Needless to say, the Adoption advocates are up in arms. Well, not all of them. Shyrel and I believe the best possible option for a child who has lost the possibility of living with his or her birth family is adoption into a loving, Christ centered family. But we are not ready to say that this protocol is a bad thing. It’s just not that simple here.
My initial sense is that the government, and those opposed to this new Protocol are both right.
The Government’s case: Unregulated Adoptions are a source of shame here. We personally see and feel the negative reputation that adoptions, and children’s homes who do them have. We hear the comments, like the Lawyer who told us a couple of years ago: “ I don’t defend drug traffickers and don’t handle adoptions”. Guatemala is a free market economy. We Americans have good feelings about free market, and bad feelings about restrictions and government interference. But in the states, that freedom is tempered by a cultural foundation of …I don’t know what it is, but you can sense it fairly quickly. So, here, free market means everything is negotiable. From the policeman who will let you go for a small compensation, to the municipal airfield controller who takes their informal tax from the Colombian cocaine plains, to the coyotes who promise to take illegals through Mexico and to the states for $5,000, everything is business. If there is a profit to be made, someone here will figure out a way to make it. Obviously, there must be something other than the profit motive to regulate a human society. Prostitution and slavery come to mind as extreme examples. So here is the problem: what separates the proper placement of a needy child with a loving family from the sale of a child to a potentially dangerous situation? How do you know? Trust of the lawyer who you have paid thousands of dollars because he said “trust me?” The joke in New York City is you can tell a mob guy by asking about organized crime. If he responds by saying “there is no Mafia” you have found your made man. In Guatemalan Adoptions, I am beginning to think the only people who “Adoptions are sure and clean” are in the Cartel. The U.S. Embassy is the strongest “filter mechanism” to ensure against nefarious adoptions. I hope their filters are better than the DEA’s or the INS. The Guatemalan President and his wife, Wendy, rightly so, feel they should bear more of the responsibility for protecting children born in this country.
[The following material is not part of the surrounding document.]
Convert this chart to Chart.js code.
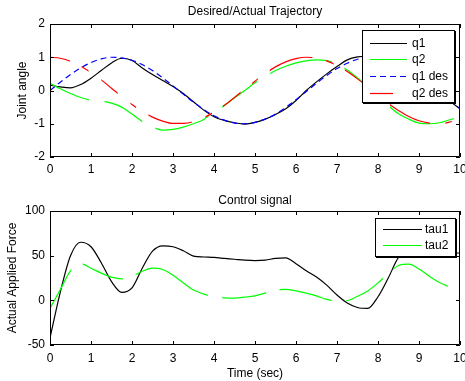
<!DOCTYPE html>
<html>
<head>
<meta charset="utf-8">
<script src="https://cdn.jsdelivr.net/npm/chart.js@4.4.1/dist/chart.umd.min.js"></script>
<style>
    html, body { margin: 0; padding: 0; background: #fff; }
    #wrap { position: relative; width: 465px; height: 381px; }
    canvas { position: absolute; left: 0; }
</style>
</head>
<body>
<div id="wrap">
    <canvas id="trajectory" width="465" height="190" style="top:0"></canvas>
    <canvas id="control" width="465" height="191" style="top:190px"></canvas>
</div>
<script>
// time axis (sec)
const time = [0, 0.25, 0.5, 0.75, 1, 1.25, 1.5, 1.75, 2, 2.25, 2.5, 2.75, 3, 3.25, 3.5, 3.75,
    4, 4.25, 4.5, 4.75, 5, 5.25, 5.5, 5.75, 6, 6.25, 6.5, 6.75, 7, 7.25, 7.5, 7.75,
    8, 8.25, 8.5, 8.75, 9, 9.25, 9.5, 9.75, 10];

// joint angles (top plot)
const q1 = [0.16, 0.11, 0.08, 0.18, 0.37, 0.6, 0.83, 0.97, 0.9, 0.68, 0.48, 0.3, 0.12, -0.09, -0.34, -0.59,
    -0.79, -0.9, -0.97, -1.01, -0.96, -0.86, -0.72, -0.55, -0.3, 0.0, 0.26, 0.5, 0.72, 0.92, 1.01, 1.03,
    1.0, 0.93, 0.8, 0.62, 0.42, 0.18, -0.08, -0.32, -0.55];
const q2 = [0.22, 0.05, -0.09, -0.21, -0.29, -0.31, -0.38, -0.5, -0.71, -0.93, -1.1, -1.19, -1.17, -1.1, -1.0, -0.87,
    -0.64, -0.45, -0.22, 0.0, 0.23, 0.42, 0.6, 0.73, 0.83, 0.89, 0.92, 0.9, 0.79, 0.62, 0.38, 0.12,
    -0.15, -0.45, -0.7, -0.86, -0.98, -1.0, -0.97, -0.88, -0.8];
const q1Des = [0, 0.25, 0.48, 0.68, 0.84, 0.95, 1.0, 0.98, 0.91, 0.78, 0.6, 0.38, 0.14, -0.11, -0.35, -0.57,
    -0.76, -0.89, -0.98, -1.0, -0.96, -0.86, -0.71, -0.51, -0.28, -0.03, 0.22, 0.45, 0.66, 0.82, 0.94, 0.99,
    0.99, 0.92, 0.8, 0.62, 0.41, 0.18, -0.08, -0.32, -0.54];
const q2Des = [1.0, 0.97, 0.88, 0.73, 0.54, 0.32, 0.07, -0.18, -0.42, -0.63, -0.8, -0.92, -0.99, -0.99, -0.94, -0.82,
    -0.65, -0.45, -0.21, 0.04, 0.28, 0.51, 0.71, 0.86, 0.96, 1.0, 0.98, 0.89, 0.75, 0.57, 0.35, 0.11,
    -0.15, -0.39, -0.6, -0.78, -0.91, -0.98, -1.0, -0.95, -0.84];

// control signal (bottom plot)
const tau1 = [-42, 9, 50, 65, 60, 42, 21, 9, 14, 36, 55, 61, 60, 55.5, 49.5, 48.5,
    48, 47, 46, 45, 44.5, 45, 47, 47.5, 41, 33, 26, 17, 6, -3, -8, -9,
    4, 25, 48, 57, 58, 56, 54, 53, 53];
const tau2 = [-9, 12, 33, 41, 36, 30.5, 26, 24, 27, 32.5, 36, 34.5, 28, 19.5, 11.5, 7,
    4, 2.7, 2.5, 3.5, 5, 8, 11.5, 12.3, 10.5, 8, 5, 1, -1, -0.5, 4.5, 10.5,
    19.5, 30, 39, 40.5, 35, 27, 20, 15, 11];

const yTicksTop = [-2, -1, 0, 1, 2];
const yTicksBottom = [-50, 0, 50, 100];

// 선이 끊겨 보이는 구간 재현 (보이는 시간 구간)
const q2Shown = [[0, 0.95], [1.33, 2.25], [2.57, 3.87], [4.2, 5.05], [5.37, 6.88], [7.18, 8.0], [8.29, 9.85]];
const q2DesShown = [[0, 0.49], [0.77, 0.94], [1.25, 1.65], [1.96, 2.1], [2.4, 3.46], [3.79, 3.95], [4.22, 4.65],
    [4.93, 5.07], [5.36, 6.4], [6.73, 6.92], [7.19, 8.0], [8.29, 9.27], [9.64, 9.8]];
const tau2Shown = [[0, 0.52], [0.8, 1.78], [2.09, 3.85], [4.2, 5.27], [5.6, 6.87], [7.22, 8.12], [8.37, 9.7]];

const BLACK = '#000000', GREEN = '#00ff00', BLUE = '#0000ff', RED = '#ff0000';
const LINE_W = 1.2;
const FONT = '"Liberation Sans", Arial, Helvetica, sans-serif';
Chart.defaults.font.family = FONT;
Chart.defaults.font.size = 12;
Chart.defaults.color = '#000';

// clip a dataset to its visible spans
function spanClip(spans) {
    return {
        id: 'spanClip',
        beforeDatasetDraw(chart, args) {
            const s = spans[args.index];
            if (!s) return;
            const ctx = chart.ctx, x = chart.scales.x;
            ctx.save();
            ctx.beginPath();
            s.forEach(([a, b]) => {
                const x0 = x.getPixelForValue(a), x1 = x.getPixelForValue(b);
                ctx.rect(x0, 0, x1 - x0, chart.height);
            });
            ctx.clip();
        },
        afterDatasetDraw(chart, args) {
            if (spans[args.index]) chart.ctx.restore();
        }
    };
}

// matlab style box with inward ticks
const frame = {
    id: 'frame',
    afterDatasetsDraw(chart) {
        const {ctx, chartArea: a, scales: {x, y}} = chart;
        const L = 4;
        ctx.save();
        ctx.strokeStyle = '#000';
        ctx.lineWidth = 1;
        ctx.beginPath();
        ctx.rect(a.left + 0.5, a.top + 0.5, a.right - a.left - 1, a.bottom - a.top - 1);
        x.ticks.forEach(t => {
            const px = Math.round(x.getPixelForValue(t.value)) + 0.5;
            ctx.moveTo(px, a.bottom); ctx.lineTo(px, a.bottom - L);
            ctx.moveTo(px, a.top); ctx.lineTo(px, a.top + L);
        });
        y.ticks.forEach(t => {
            const py = Math.round(y.getPixelForValue(t.value)) + 0.5;
            ctx.moveTo(a.left, py); ctx.lineTo(a.left + L, py);
            ctx.moveTo(a.right, py); ctx.lineTo(a.right - L, py);
        });
        ctx.stroke();
        ctx.restore();
    }
};

function boxLegend(o) {
    return {
        id: 'boxLegend',
        afterDraw(chart) {
            const {ctx, chartArea: a} = chart;
            const x0 = Math.round(a.right - o.right - o.width);
            const y0 = Math.round(a.top + o.top);
            ctx.save();
            ctx.fillStyle = '#fff';
            ctx.fillRect(x0, y0, o.width, o.height);
            ctx.strokeStyle = '#000';
            ctx.lineWidth = 1;
            ctx.setLineDash([]);
            ctx.strokeRect(x0 + 0.5, y0 + 0.5, o.width, o.height);
            ctx.beginPath();
            ctx.moveTo(x0 + o.width + 1.5, y0 + 1); ctx.lineTo(x0 + o.width + 1.5, y0 + o.height + 2);
            ctx.moveTo(x0 + 1, y0 + o.height + 1.5); ctx.lineTo(x0 + o.width + 2, y0 + o.height + 1.5);
            ctx.stroke();
            ctx.font = '12px ' + FONT;
            ctx.textBaseline = 'middle';
            o.items.forEach((it, i) => {
                const cy = Math.round(y0 + o.first + o.row * i) + 0.5;
                ctx.save();
                ctx.strokeStyle = it.color;
                ctx.lineWidth = LINE_W;
                ctx.setLineDash(it.dash || []);
                ctx.beginPath();
                ctx.moveTo(x0 + o.lineX, cy);
                ctx.lineTo(x0 + o.lineX + (it.len || o.lineLen), cy);
                ctx.stroke();
                ctx.restore();
                ctx.fillStyle = '#000';
                ctx.fillText(it.text, x0 + o.textX, cy);
            });
            ctx.restore();
        }
    };
}

function makeChart(canvas, datasets, spans, cfg) {
    return new Chart(canvas, {
        type: 'line',
        data: { labels: time, datasets: datasets },
        options: {
            responsive: false,
            animation: false,
            events: [],
            layout: { padding: { left: 0, right: 5, top: 0, bottom: 0 } },
            elements: { point: { radius: 0 }, line: { borderWidth: LINE_W, cubicInterpolationMode: 'monotone' } },
            scales: {
                x: {
                    type: 'linear', min: 0, max: 10,
                    grid: { display: false, drawTicks: false },
                    border: { display: false },
                    ticks: { stepSize: 1, padding: cfg.xPad, maxRotation: 0, autoSkip: false },
                    title: cfg.xTitle
                        ? { display: true, text: cfg.xTitle, padding: { top: 0, bottom: 0 } }
                        : { display: false },
                    afterFit: s => { s.height = cfg.xHeight; s.paddingLeft = 0; s.paddingRight = 0; }
                },
                y: {
                    min: cfg.yTicks[0], max: cfg.yTicks[cfg.yTicks.length - 1],
                    grid: { display: false, drawTicks: false },
                    border: { display: false },
                    afterBuildTicks: s => { s.ticks = cfg.yTicks.map(v => ({ value: v })); },
                    ticks: { padding: 5 },
                    title: { display: true, text: cfg.yTitle, padding: { top: cfg.yTitlePad, bottom: 0 } },
                    afterFit: s => { s.width = 50; s.paddingTop = 0; s.paddingBottom = 0; }
                }
            },
            plugins: {
                legend: { display: false },
                tooltip: { enabled: false },
                title: {
                    display: true, text: cfg.title, fullSize: false,
                    font: { size: 12, weight: 'normal' },
                    padding: cfg.titlePad
                }
            }
        },
        plugins: [spanClip(spans), frame, boxLegend(cfg.legend)]
    });
}

makeChart(document.getElementById('trajectory'), [
    { label: 'q1', data: q1, borderColor: BLACK, order: 4 },
    { label: 'q2', data: q2, borderColor: GREEN, order: 3 },
    { label: 'q1 des', data: q1Des, borderColor: BLUE, borderDash: [6, 4], order: 2 },
    { label: 'q2 des', data: q2Des, borderColor: RED, order: 1 }
], [null, q2Shown, null, q2DesShown], {
    title: 'Desired/Actual Trajectory',
    titlePad: { top: 4.5, bottom: 5.1 },
    yTitle: 'Joint angle', yTitlePad: 15,
    yTicks: yTicksTop,
    xHeight: 33, xPad: 5,
    legend: {
        right: 6, top: 6, width: 92, height: 72, first: 12.5, row: 16.7, lineX: 8, lineLen: 37, textX: 50,
        items: [
            { text: 'q1', color: BLACK },
            { text: 'q2', color: GREEN },
            { text: 'q1 des', color: BLUE, dash: [6, 4] },
            { text: 'q2 des', color: RED, len: 23 }
        ]
    }
});

makeChart(document.getElementById('control'), [
    { label: 'tau1', data: tau1, borderColor: BLACK, order: 2 },
    { label: 'tau2', data: tau2, borderColor: GREEN, order: 1 }
], [null, tau2Shown], {
    title: 'Control signal',
    titlePad: { top: 3, bottom: 3.6 },
    yTitle: 'Actual Applied Force', yTitlePad: 5.5,
    yTicks: yTicksBottom,
    xHeight: 36, xPad: 6, xTitle: 'Time (sec)',
    legend: {
        right: 5, top: 7, width: 80, height: 38, first: 11.3, row: 15.7, lineX: 8, lineLen: 39, textX: 50,
        items: [
            { text: 'tau1', color: BLACK },
            { text: 'tau2', color: GREEN }
        ]
    }
});
</script>
</body>
</html>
The opponents to this Protocol: Their claim is that historically, the most corrupt and money grabbing part of Guatemalan society has been the government. I have been really impressed with Oscar Berger’s attempts to clean up the government, in many ways that he will never be acknowledged for. But the previous President is said to have stolen 40% of the Gross National Product for each of the 4 years he was in office. Several heads of the National Police were put in Jail last week. It has been said that we do not have the best politicians that money can buy, but they can be bought. Foxes guarding chicken coops comes to mind.
What’s the answer? Someone said that Money is the root of all sorts of evils. Maybe he had a point. When the actual costs associated with a baby becoming a U.S. citizen are approximately $8,000, including airfare for the parent’s 2 visits to Guatemala, and Parents spending upwards of $30,000 there is a lot of profit to be had. Two things happen in that atmosphere: People whose only motive is profit are drawn to it, and people whose original motive was altruistic start thinking about all the good things they can do with that money, and soon are dependent on that “profit”, making decisions that are no longer purely based on what is best for the child and the new parents. Even Christian Agencies and their “clients” seem to become very adversarial very quickly.
What if we made the precious, eternal transference of a child to a family a non-economic issue? What if churches facilitated adoptions, like they facilitate Sunday school? What if the home study person in the states was paid a fee to evaluate the family, regardless of acceptance? What if Missionaries or agencies were not funded by parents, but completely apart, so that decisions were not encumbered with paying the rent? There would be a lot of problems beyond the purely economic. But it might be a start.